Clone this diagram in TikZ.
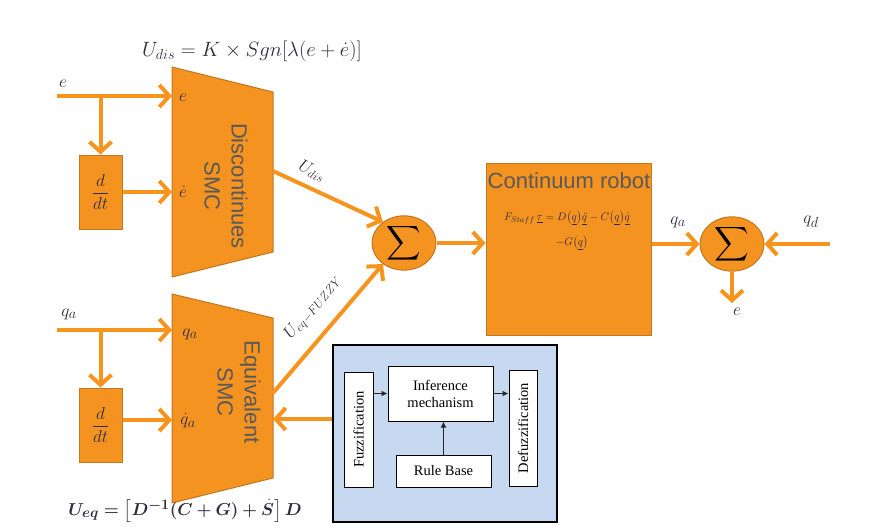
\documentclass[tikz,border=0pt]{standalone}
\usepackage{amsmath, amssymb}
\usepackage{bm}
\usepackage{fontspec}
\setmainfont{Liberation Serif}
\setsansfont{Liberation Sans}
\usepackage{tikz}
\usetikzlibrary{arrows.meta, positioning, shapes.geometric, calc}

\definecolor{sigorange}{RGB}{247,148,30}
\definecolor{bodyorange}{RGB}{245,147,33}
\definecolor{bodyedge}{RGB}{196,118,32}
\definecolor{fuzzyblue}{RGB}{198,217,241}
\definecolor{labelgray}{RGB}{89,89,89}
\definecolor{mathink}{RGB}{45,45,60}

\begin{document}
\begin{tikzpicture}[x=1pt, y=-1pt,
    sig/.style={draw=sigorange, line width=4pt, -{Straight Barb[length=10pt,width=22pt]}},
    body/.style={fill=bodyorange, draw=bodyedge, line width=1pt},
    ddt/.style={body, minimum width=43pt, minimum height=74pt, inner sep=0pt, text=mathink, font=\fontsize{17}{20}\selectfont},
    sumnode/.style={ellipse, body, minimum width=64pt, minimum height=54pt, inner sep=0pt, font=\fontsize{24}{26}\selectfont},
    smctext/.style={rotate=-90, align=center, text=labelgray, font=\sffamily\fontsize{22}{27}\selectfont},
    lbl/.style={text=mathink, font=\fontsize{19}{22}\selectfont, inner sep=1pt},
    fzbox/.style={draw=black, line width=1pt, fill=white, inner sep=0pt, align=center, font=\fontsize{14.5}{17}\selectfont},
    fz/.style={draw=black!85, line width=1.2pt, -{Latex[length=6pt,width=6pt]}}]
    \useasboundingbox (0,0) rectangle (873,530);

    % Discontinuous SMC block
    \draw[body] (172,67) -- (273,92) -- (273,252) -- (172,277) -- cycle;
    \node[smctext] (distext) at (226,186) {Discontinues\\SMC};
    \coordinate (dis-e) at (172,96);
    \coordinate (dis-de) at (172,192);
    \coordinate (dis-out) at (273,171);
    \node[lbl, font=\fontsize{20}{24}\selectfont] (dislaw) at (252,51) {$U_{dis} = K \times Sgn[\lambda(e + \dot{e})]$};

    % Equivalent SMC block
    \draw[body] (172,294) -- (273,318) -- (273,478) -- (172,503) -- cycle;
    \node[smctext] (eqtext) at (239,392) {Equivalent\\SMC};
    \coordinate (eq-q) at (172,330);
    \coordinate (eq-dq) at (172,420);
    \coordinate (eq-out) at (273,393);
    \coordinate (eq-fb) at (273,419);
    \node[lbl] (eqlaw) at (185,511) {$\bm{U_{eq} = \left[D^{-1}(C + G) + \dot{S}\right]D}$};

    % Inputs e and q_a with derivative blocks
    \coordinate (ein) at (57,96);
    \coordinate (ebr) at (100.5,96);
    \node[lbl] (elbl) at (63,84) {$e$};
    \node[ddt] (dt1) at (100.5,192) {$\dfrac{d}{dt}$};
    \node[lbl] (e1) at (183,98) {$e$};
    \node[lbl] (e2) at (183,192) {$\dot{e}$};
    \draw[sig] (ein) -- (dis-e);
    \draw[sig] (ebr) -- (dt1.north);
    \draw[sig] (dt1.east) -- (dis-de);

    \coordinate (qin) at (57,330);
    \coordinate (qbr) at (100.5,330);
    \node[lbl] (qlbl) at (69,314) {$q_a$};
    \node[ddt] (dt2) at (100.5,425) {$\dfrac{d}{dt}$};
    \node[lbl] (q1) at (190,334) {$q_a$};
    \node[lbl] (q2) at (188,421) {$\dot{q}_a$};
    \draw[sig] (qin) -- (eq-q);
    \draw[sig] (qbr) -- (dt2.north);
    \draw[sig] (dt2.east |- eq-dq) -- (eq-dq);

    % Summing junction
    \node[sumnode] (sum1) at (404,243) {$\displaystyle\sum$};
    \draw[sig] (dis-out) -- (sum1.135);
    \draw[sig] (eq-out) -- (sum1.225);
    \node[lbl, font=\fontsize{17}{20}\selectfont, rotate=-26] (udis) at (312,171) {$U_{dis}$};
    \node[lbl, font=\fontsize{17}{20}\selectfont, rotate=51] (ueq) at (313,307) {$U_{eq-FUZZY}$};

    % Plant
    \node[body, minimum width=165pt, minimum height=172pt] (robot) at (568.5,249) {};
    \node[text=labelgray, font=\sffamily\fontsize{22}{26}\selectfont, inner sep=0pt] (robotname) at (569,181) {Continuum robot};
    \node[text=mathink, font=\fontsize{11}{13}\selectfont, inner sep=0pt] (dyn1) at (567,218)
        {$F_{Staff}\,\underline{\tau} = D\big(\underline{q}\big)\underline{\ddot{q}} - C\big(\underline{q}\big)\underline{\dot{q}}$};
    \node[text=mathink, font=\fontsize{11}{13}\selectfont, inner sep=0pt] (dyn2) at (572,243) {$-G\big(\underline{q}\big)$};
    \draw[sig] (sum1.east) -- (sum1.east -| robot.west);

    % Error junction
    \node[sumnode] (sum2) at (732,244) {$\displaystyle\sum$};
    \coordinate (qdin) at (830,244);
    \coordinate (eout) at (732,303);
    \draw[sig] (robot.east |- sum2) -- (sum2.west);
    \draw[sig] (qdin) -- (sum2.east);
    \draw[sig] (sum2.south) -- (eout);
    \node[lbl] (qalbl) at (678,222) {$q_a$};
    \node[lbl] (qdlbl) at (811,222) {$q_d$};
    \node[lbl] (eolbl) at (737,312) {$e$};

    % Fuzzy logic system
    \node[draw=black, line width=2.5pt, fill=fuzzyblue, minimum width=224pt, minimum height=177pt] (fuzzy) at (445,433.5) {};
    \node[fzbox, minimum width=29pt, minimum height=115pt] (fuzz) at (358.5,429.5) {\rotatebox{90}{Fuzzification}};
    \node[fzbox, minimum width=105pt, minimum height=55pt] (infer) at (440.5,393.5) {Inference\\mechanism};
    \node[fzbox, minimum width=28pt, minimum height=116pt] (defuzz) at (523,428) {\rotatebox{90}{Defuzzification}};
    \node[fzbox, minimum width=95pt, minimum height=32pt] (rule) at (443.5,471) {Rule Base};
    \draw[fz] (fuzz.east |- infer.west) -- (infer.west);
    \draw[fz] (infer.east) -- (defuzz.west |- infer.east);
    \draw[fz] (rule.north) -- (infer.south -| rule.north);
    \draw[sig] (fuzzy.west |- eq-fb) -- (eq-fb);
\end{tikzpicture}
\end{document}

:::::

## EXERCISE PROMPT
Exclude the images and reproduce the remaining data exactly.

## RESPONSE TO THE EXERCISE
Clone this diagram in TikZ.
\documentclass[tikz,border=0pt]{standalone}
\usepackage{amsmath, amssymb}
\usepackage{bm}
\usepackage{fontspec}
\setmainfont{Liberation Serif}
\setsansfont{Liberation Sans}
\usepackage{tikz}
\usetikzlibrary{arrows.meta, positioning, shapes.geometric, calc}

\definecolor{sigorange}{RGB}{247,148,30}
\definecolor{bodyorange}{RGB}{245,147,33}
\definecolor{bodyedge}{RGB}{196,118,32}
\definecolor{fuzzyblue}{RGB}{198,217,241}
\definecolor{labelgray}{RGB}{89,89,89}
\definecolor{mathink}{RGB}{45,45,60}

\begin{document}
\begin{tikzpicture}[x=1pt, y=-1pt,
    sig/.style={draw=sigorange, line width=4pt, -{Straight Barb[length=10pt,width=22pt]}},
    body/.style={fill=bodyorange, draw=bodyedge, line width=1pt},
    ddt/.style={body, minimum width=43pt, minimum height=74pt, inner sep=0pt, text=mathink, font=\fontsize{17}{20}\selectfont},
    sumnode/.style={ellipse, body, minimum width=64pt, minimum height=54pt, inner sep=0pt, font=\fontsize{24}{26}\selectfont},
    smctext/.style={rotate=-90, align=center, text=labelgray, font=\sffamily\fontsize{22}{27}\selectfont},
    lbl/.style={text=mathink, font=\fontsize{19}{22}\selectfont, inner sep=1pt},
    fzbox/.style={draw=black, line width=1pt, fill=white, inner sep=0pt, align=center, font=\fontsize{14.5}{17}\selectfont},
    fz/.style={draw=black!85, line width=1.2pt, -{Latex[length=6pt,width=6pt]}}]
    \useasboundingbox (0,0) rectangle (873,530);

    % Discontinuous SMC block
    \draw[body] (172,67) -- (273,92) -- (273,252) -- (172,277) -- cycle;
    \node[smctext] (distext) at (226,186) {Discontinues\\SMC};
    \coordinate (dis-e) at (172,96);
    \coordinate (dis-de) at (172,192);
    \coordinate (dis-out) at (273,171);
    \node[lbl, font=\fontsize{20}{24}\selectfont] (dislaw) at (252,51) {$U_{dis} = K \times Sgn[\lambda(e + \dot{e})]$};

    % Equivalent SMC block
    \draw[body] (172,294) -- (273,318) -- (273,478) -- (172,503) -- cycle;
    \node[smctext] (eqtext) at (239,392) {Equivalent\\SMC};
    \coordinate (eq-q) at (172,330);
    \coordinate (eq-dq) at (172,420);
    \coordinate (eq-out) at (273,393);
    \coordinate (eq-fb) at (273,419);
    \node[lbl] (eqlaw) at (185,511) {$\bm{U_{eq} = \left[D^{-1}(C + G) + \dot{S}\right]D}$};

    % Inputs e and q_a with derivative blocks
    \coordinate (ein) at (57,96);
    \coordinate (ebr) at (100.5,96);
    \node[lbl] (elbl) at (63,84) {$e$};
    \node[ddt] (dt1) at (100.5,192) {$\dfrac{d}{dt}$};
    \node[lbl] (e1) at (183,98) {$e$};
    \node[lbl] (e2) at (183,192) {$\dot{e}$};
    \draw[sig] (ein) -- (dis-e);
    \draw[sig] (ebr) -- (dt1.north);
    \draw[sig] (dt1.east) -- (dis-de);

    \coordinate (qin) at (57,330);
    \coordinate (qbr) at (100.5,330);
    \node[lbl] (qlbl) at (69,314) {$q_a$};
    \node[ddt] (dt2) at (100.5,425) {$\dfrac{d}{dt}$};
    \node[lbl] (q1) at (190,334) {$q_a$};
    \node[lbl] (q2) at (188,421) {$\dot{q}_a$};
    \draw[sig] (qin) -- (eq-q);
    \draw[sig] (qbr) -- (dt2.north);
    \draw[sig] (dt2.east |- eq-dq) -- (eq-dq);

    % Summing junction
    \node[sumnode] (sum1) at (404,243) {$\displaystyle\sum$};
    \draw[sig] (dis-out) -- (sum1.135);
    \draw[sig] (eq-out) -- (sum1.225);
    \node[lbl, font=\fontsize{17}{20}\selectfont, rotate=-26] (udis) at (312,171) {$U_{dis}$};
    \node[lbl, font=\fontsize{17}{20}\selectfont, rotate=51] (ueq) at (313,307) {$U_{eq-FUZZY}$};

    % Plant
    \node[body, minimum width=165pt, minimum height=172pt] (robot) at (568.5,249) {};
    \node[text=labelgray, font=\sffamily\fontsize{22}{26}\selectfont, inner sep=0pt] (robotname) at (569,181) {Continuum robot};
    \node[text=mathink, font=\fontsize{11}{13}\selectfont, inner sep=0pt] (dyn1) at (567,218)
        {$F_{Staff}\,\underline{\tau} = D\big(\underline{q}\big)\underline{\ddot{q}} - C\big(\underline{q}\big)\underline{\dot{q}}$};
    \node[text=mathink, font=\fontsize{11}{13}\selectfont, inner sep=0pt] (dyn2) at (572,243) {$-G\big(\underline{q}\big)$};
    \draw[sig] (sum1.east) -- (sum1.east -| robot.west);

    % Error junction
    \node[sumnode] (sum2) at (732,244) {$\displaystyle\sum$};
    \coordinate (qdin) at (830,244);
    \coordinate (eout) at (732,303);
    \draw[sig] (robot.east |- sum2) -- (sum2.west);
    \draw[sig] (qdin) -- (sum2.east);
    \draw[sig] (sum2.south) -- (eout);
    \node[lbl] (qalbl) at (678,222) {$q_a$};
    \node[lbl] (qdlbl) at (811,222) {$q_d$};
    \node[lbl] (eolbl) at (737,312) {$e$};

    % Fuzzy logic system
    \node[draw=black, line width=2.5pt, fill=fuzzyblue, minimum width=224pt, minimum height=177pt] (fuzzy) at (445,433.5) {};
    \node[fzbox, minimum width=29pt, minimum height=115pt] (fuzz) at (358.5,429.5) {\rotatebox{90}{Fuzzification}};
    \node[fzbox, minimum width=105pt, minimum height=55pt] (infer) at (440.5,393.5) {Inference\\mechanism};
    \node[fzbox, minimum width=28pt, minimum height=116pt] (defuzz) at (523,428) {\rotatebox{90}{Defuzzification}};
    \node[fzbox, minimum width=95pt, minimum height=32pt] (rule) at (443.5,471) {Rule Base};
    \draw[fz] (fuzz.east |- infer.west) -- (infer.west);
    \draw[fz] (infer.east) -- (defuzz.west |- infer.east);
    \draw[fz] (rule.north) -- (infer.south -| rule.north);
    \draw[sig] (fuzzy.west |- eq-fb) -- (eq-fb);
\end{tikzpicture}
\end{document}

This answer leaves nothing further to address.